Half term is easier to manage as kids get older. This is mainly because young people tend to sleep in in their teenage years and to mooch into view at around midday. However, they then tend to stay attached to screens for the rest of the day and resist all attempts to get them off them on the grounds that every suggestion – however imaginative and adventurous – is intensely yawn-worthy…unless it involves food. It’s something many parents are struggling with and even the Office for National Statistics is reportedly finding it hard to get young people to take part in its labour market surveys because they are too busy on their phones, scrolling social media.
The official advice is to limit screen time and check young people’s phones weekly [according to the Parent Information Evening I recently attended]. I feel I have utterly failed in this department despite numerous conversations about the need for screen breaks and the joys of anything other than watching a screen. Part of the reason is that I am outnumbered by other young people who back each other up. Another part of the reason is that I am a very poor role model. I am on screens for work all day long and sometimes into the night, although I do break off to take in trips to the guitar repair shop and the like. Also, much of the home admin is done on-screen. So much of what we used to do which wasn’t online is now on a screen. Only son teaches himself guitar online, for example.
I consider it a success when I get him off minecraft and onto watching a film, but that is just a slight movement around the house onto another screen. I’ve just managed to sucker him into agreeing to do a weekly swimming session, but the downside is that I have to do it too. The only problem is that it is so cold and wet at the moment that the last thing I want to do is jump into a swimming pool.
I am running out of any other ideas. Only son doesn’t generally want to go anywhere. I suggested he visit his sister at the coffee shop she works at in town. No way, said only son, not even to sample her newly acquired coffee art skills. Absolutely not.

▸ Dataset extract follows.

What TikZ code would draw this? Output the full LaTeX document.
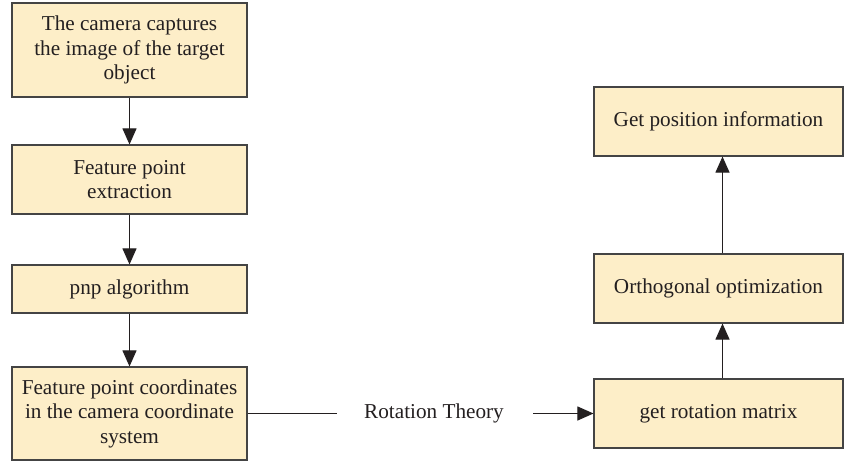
\documentclass[tikz,border=0pt]{standalone}
\usepackage{fontspec}
\setmainfont{Liberation Serif}
\usetikzlibrary{arrows.meta}
\definecolor{boxfill}{RGB}{253,238,200}
\definecolor{boxline}{RGB}{68,68,68}
\definecolor{ink}{RGB}{35,31,32}
\begin{document}
\begin{tikzpicture}[x=1pt,y=-1pt,
  stepbox/.style={draw=boxline,line width=1.1pt,fill=boxfill,text=ink,
    align=center,inner sep=0pt,minimum width=235pt,
    font=\fontsize{21.2}{24.5}\selectfont},
  rbox/.style={stepbox,minimum width=249pt},
  flow/.style={draw=ink,line width=1pt,-{Triangle[length=16pt,width=14pt]}},
  plain/.style={draw=ink,line width=1pt}]
\useasboundingbox (0,0) rectangle (846,462);
% left column
\node[stepbox,minimum height=94pt] (cap) at (129.5,50) {The camera captures\\the image of the target\\object};
\node[stepbox,minimum height=69pt] (feat) at (129.5,179.5) {Feature point\\extraction};
\node[stepbox,minimum height=48pt] (pnp) at (129.5,289) {pnp algorithm};
\node[stepbox,minimum height=93pt] (coord) at (129.5,413.5) {Feature point coordinates\\in the camera coordinate\\system};
% right column
\node[rbox,minimum height=69pt] (pos) at (718.5,121.5) {Get position information};
\node[rbox,minimum height=69pt] (orth) at (718.5,288.5) {Orthogonal optimization};
\node[rbox,minimum height=69pt] (rot) at (718.5,413.5) {get rotation matrix};
% label on the connector
\node[text=ink,font=\fontsize{21.2}{24}\selectfont,inner sep=0pt] (theory) at (434,413.5) {Rotation Theory};
\coordinate (lend) at (337,413.5);
\coordinate (astart) at (533,413.5);
% connectors
\draw[flow] (cap) -- (feat);
\draw[flow] (feat) -- (pnp);
\draw[flow] (pnp) -- (coord);
\draw[plain] (coord.east) -- (lend);
\draw[flow] (astart) -- (rot.west);
\draw[flow] ([xshift=4pt]rot.north) -- ([xshift=4pt]orth.south);
\draw[flow] ([xshift=4pt]orth.north) -- ([xshift=4pt]pos.south);
\end{tikzpicture}
\end{document}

I have realised over time that the only way to lure him out is with the promise of food, even if it’s only crisps or one of the freebies we’ve won on the latest McDonald’s competition. Whole trips – and even exercise – can be arranged around such things.
Yesterday’s excursion was to buy ingredients for him to cook his sister a kimchi stew as she has a cold. Only son slavishly followed the TikTok recipe and his sister said it was a great dish.
The only slight problem is the washing up. Young people, in my experience, tend to use a large array of pans and implements and, for some inexplicable reason, they can never make rice without it burning into the bottom of the pan.
I am keen to encourage only son’s cooking skills, but getting him to do the washing up will need a more creative/punitive approach. He’s finally mastered putting his dirty clothes in the washing basket, though, something his sister has yet to come to grips with, so it’s only a matter of perseverance.